Monday, January 29, 2007


I also had a question about format. The book says that copyeditors aren't responsible for rewriting or reformat issues. So if the piece needs extensive reformatting - maybe one big paragraph that would be served better in the form of a list or with bullets - would you just make a note and send it back to the writer to do? I just read through an article for a friend and planned to copyedit, but I ended up changing the format and it was so extensive that I don't know if I could have added all the marks needed in the space. Would you just squeeze them in however you could?

1 comment:

Pat said...

Reformatting text is a judgement call that the copyeditor is allowed to make, though your office may have restrictions on the amount of reformatting you can do. In your case, you were doing the editing for a friend, so you were acting as copyeditor-as-friend. There is, of course, more freedom in the personal relationship.
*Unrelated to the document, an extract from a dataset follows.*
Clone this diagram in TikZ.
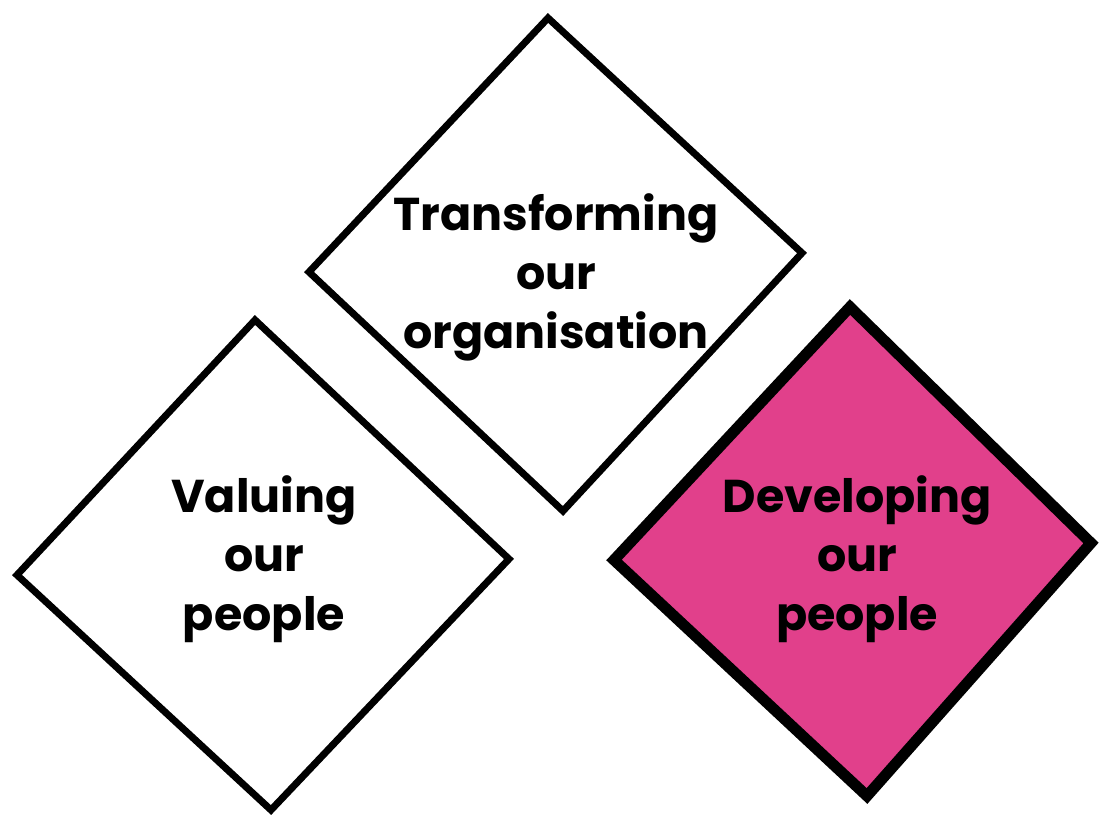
\documentclass[tikz,border=0pt]{standalone}
\usepackage{fontspec}
\setmainfont{Poppins}[BoldFont={* Bold}]
\definecolor{devpink}{HTML}{E1408B}
\begin{document}
\begin{tikzpicture}[x=1pt,y=-1pt,
  dia/.style={draw=black,line width=7pt,line join=miter,fill=white},
  diapink/.style={draw=black,line width=11pt,line join=miter,fill=devpink},
  lbl/.style={align=center,font=\fontsize{46}{59}\selectfont\bfseries,inner sep=0pt}]
\useasboundingbox (0,0) rectangle (1105,818);
% Transforming diamond
\coordinate (t1) at (548,18);
\coordinate (r1) at (802,253);
\coordinate (b1) at (563,511);
\coordinate (l1) at (309,272);
\draw[dia] (t1) -- (r1) -- (b1) -- (l1) -- cycle;
% Valuing diamond
\coordinate (t2) at (255,320);
\coordinate (r2) at (509,559);
\coordinate (b2) at (271,810);
\coordinate (l2) at (17,575);
\draw[dia] (t2) -- (r2) -- (b2) -- (l2) -- cycle;
% Developing diamond
\coordinate (t3) at (850,307);
\coordinate (r3) at (1091,543);
\coordinate (b3) at (867,796);
\coordinate (l3) at (614,560);
\draw[diapink] (t3) -- (r3) -- (b3) -- (l3) -- cycle;
\node[lbl] (transf) at (556,277) {Transforming\\our\\organisation};
\node[lbl] (valu) at (264,559) {Valuing\\our\\people};
\node[lbl] (devel) at (857,559) {Developing\\our\\people};
\end{tikzpicture}
\end{document}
Would it have been possible to insert symbols, e.g., asterisks, in front of the sentences that you thought should appear as items in a bulleted list? That is, would it have been possible to use shortcuts to cut down on the marking you had to do?

If not, perhaps you could have given instructions and an example of what you wanted your friend to do and allowed him to do the rest?

In many cases, it's not a good idea to put every possible editing mark on a single version of the manuscript. It's better if the piece comes back to you after one set of marks has been entered. This accomplishes two things: it allows you to look at the piece with a fresh eye; and it cuts down on the marks you need to make.